Defendant also contends that in making the sale of the stock in question, he was merely selling his own property and therefore that the court erred in overruling his motions for a directed verdict and in arrest of judgment. In addition to the facts already stated, the evidence showed that the money realized from the sale of the stock was all paid over to the corporation and was used in the payment of corporate obligations. If there was any evidence tending to show that the defendant was the owner of the stock in question, there was other and more convincing evidence that the stock belonged to the corporation and was sold as the property of the corporation. The verdict, we think, settles the question of the ownership of the stock and is a determination that it was the property of the corporation. It is clear that the trifling consideration which the evidence shows was paid for the stock was not sufficient to vest title in the stock in defendant.
Section 6838, Or. L., defines what shall constitute a dealer in stocks and other securities, and contains the following provisos:
"Provided, that any purchase for investment of any security or securities, or any sale of such security or securities previously held by the vendor thereof as for an investment, by any person, partnership, corporation, or association, or any sale, transfer, or negotiation of such security or securities by the bona fide owner thereof, or by any agent exclusively for such owner's account, such sale, transfer, or negotiation not being in the course of repeated or continuing transactions of a similar nature, shall not constitute the purchaser or vendor of such security or securities so purchased or sold, a dealer within the meaning of this act; and provided further, that any partnership, domestic corporation, foreign corporation doing business within this state, or association which shall hereafter offer its own securities for sale to the public shall be considered a dealer within the meaning of this act."

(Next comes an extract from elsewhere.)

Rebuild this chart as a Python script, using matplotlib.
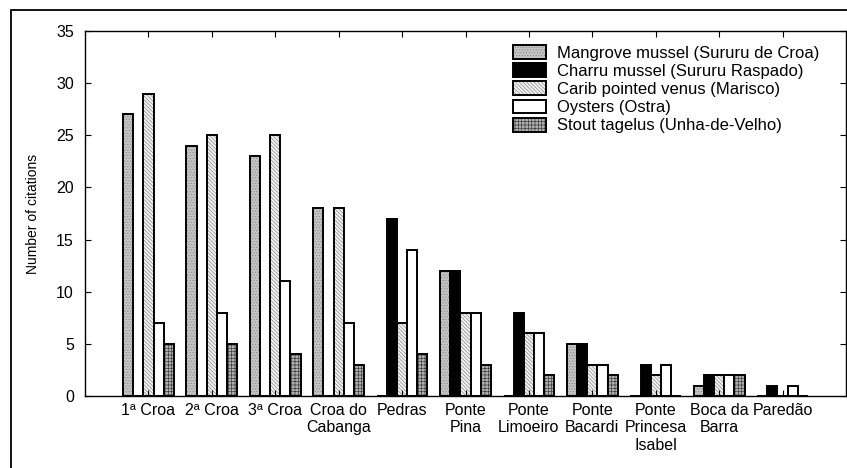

There was sufficient evidence offered to show that the defendant in dealing with this stock, was not within the provisos, even though there had been evidence of his ownership of it. His course of dealing with the stock consisted of repeated and continuing transactions all looking to the sale and transfer of the stock to the public generally, and the case was one where stock of but little if any value was being repeatedly sold to the public at its par value. Under the evidence defendant clearly violated the statute and the motions were properly overruled.
The judgment is therefore affirmed.
AFFIRMED.
BURNETT, C.J., and McBRIDE and COSHOW, JJ., concur.